Under the 2007 Safety Health and Welfare at Work (General Application) Regulations, employers must ensure electrical installations are periodically tested by competent persons. For commercial landlords, this is not optional. The Safe Electric guidance on I.S. 10101:2020 provides detail on what compliance actually requires.

Compliance is not separate from successful technology deployment. It is a prerequisite. Buildings that cut corners on electrical standards inevitably discover that their smart systems never quite work as advertised. The problems manifest in ways that seem unconnected to electrical infrastructure, which is precisely why they persist.

Making the Business Case

Unreliable building systems cost money. Wasted energy from equipment cycling on and off. Premature replacement of devices that should have lasted years longer. Lost productivity when systems fail. Tenant dissatisfaction that affects lease renewals. These costs accumulate invisibly, which makes them easy to ignore. But they are real.
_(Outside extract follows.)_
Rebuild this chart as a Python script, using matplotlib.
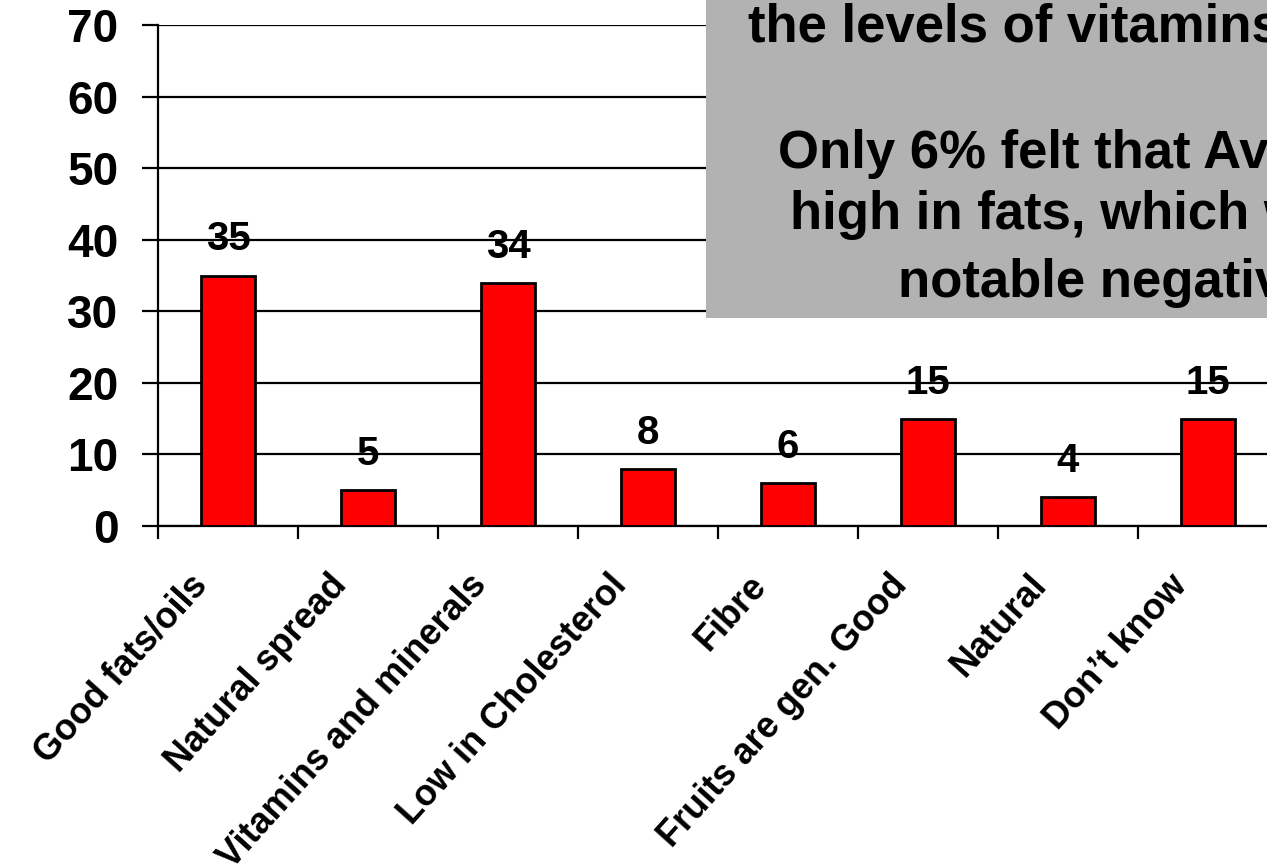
import matplotlib
matplotlib.use("Agg")
import matplotlib.pyplot as plt
from matplotlib.patches import Rectangle
from matplotlib.transforms import ScaledTranslation

categories = ["Good fats/oils", "Natural spread", "Vitamins and minerals",
              "Low in Cholesterol", "Fibre", "Fruits are gen. Good",
              "Natural", "Don\u2019t know"]
values = [35, 5, 34, 8, 6, 15, 4, 15]
yticks = [0, 10, 20, 30, 40, 50, 60, 70]
box_lines = ["the levels of vitamins and minerals",
             "Only 6% felt that Avocados are",
             "high in fats, which was the only",
             "notable negative"]

plt.rcParams['font.family'] = ['Liberation Sans', 'DejaVu Sans']
plt.rcParams['font.weight'] = 'bold'

W, H = 1267, 868
fig = plt.figure(figsize=(W / 100, H / 100), dpi=100)
fig.patch.set_facecolor('white')

n = len(categories)
left_px, right_px, top_px, bottom_px = 158, 158 + 140 * n, 25, 526
ax = fig.add_axes([left_px / W, (H - bottom_px) / H,
                   (right_px - left_px) / W, (bottom_px - top_px) / H])

x = list(range(n))
ax.bar(x, values, width=0.39, color='#ff0000', edgecolor='black',
       linewidth=2.0, zorder=3)
ax.set_xlim(-0.5, n - 0.5)
ax.set_ylim(0, 70)

ax.set_yticks(yticks)
ax.set_yticklabels([str(v) for v in yticks], fontsize=33, fontweight='bold')
ax.yaxis.grid(True, color='black', linewidth=1.6, zorder=1)
ax.set_axisbelow(True)
ax.tick_params(axis='y', length=11.5, width=1.6, pad=17, color='black')

ax.set_xticks([i - 0.5 for i in range(n + 1)])
ax.set_xticklabels([])
ax.tick_params(axis='x', length=9, width=1.6, color='black')

for s in ['top', 'right']:
    ax.spines[s].set_visible(False)
for s in ['left', 'bottom']:
    ax.spines[s].set_linewidth(1.6)

# rotated category labels
off = ScaledTranslation(-40 / 100, -42 / 100, fig.dpi_scale_trans)
for i, lab in enumerate(categories):
    ax.text(i, 0, lab, transform=ax.get_xaxis_transform() + off,
            rotation=48, rotation_mode='anchor', ha='right', va='top',
            fontsize=26, fontweight='bold')

# value labels
for i, v in enumerate(values):
    ax.annotate(str(v), (i, v), xytext=(0, 26), textcoords='offset points',
                ha='center', va='center', fontsize=29, fontweight='bold',
                zorder=4)

# gray text box (clipped at the canvas edge)
fig.add_artist(Rectangle((706 / W, (H - 318) / H), 1.0, 1.0,
                         transform=fig.transFigure, facecolor='#b2b2b2',
                         edgecolor='none', zorder=5))
box_pos = [(748, 42), (778, 168), (790, 229), (898, 297)]
for (px, py), line in zip(box_pos, box_lines):
    fig.text(px / W, (H - py) / H, line, ha='left', va='baseline',
             fontsize=38, fontweight='bold', zorder=6)

fig.savefig('out.png', dpi=100)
Professional electrical assessment and remediation should not be framed as regulatory burden. It is enabling investment. It is what allows smart technology to deliver promised returns rather than becoming an expensive source of frustration. Buildings with verified power quality and adequate electrical infrastructure command better rental values, attract quality tenants, and operate more efficiently.

For electrical contractors, this framing helps justify proper pricing for thorough work. Competing on the cheapest quote for minimum compliance is a race to the bottom that serves nobody well. The clients who understand what they are actually buying become the best long-term relationships.

As buildings become more connected and electrical loads become more complex, the gap between premises with sound electrical foundations and those without will only widen. The question is not whether your building needs proper electrical infrastructure to support smart technology. It is whether you address it now, on your terms, or later, when problems force your hand.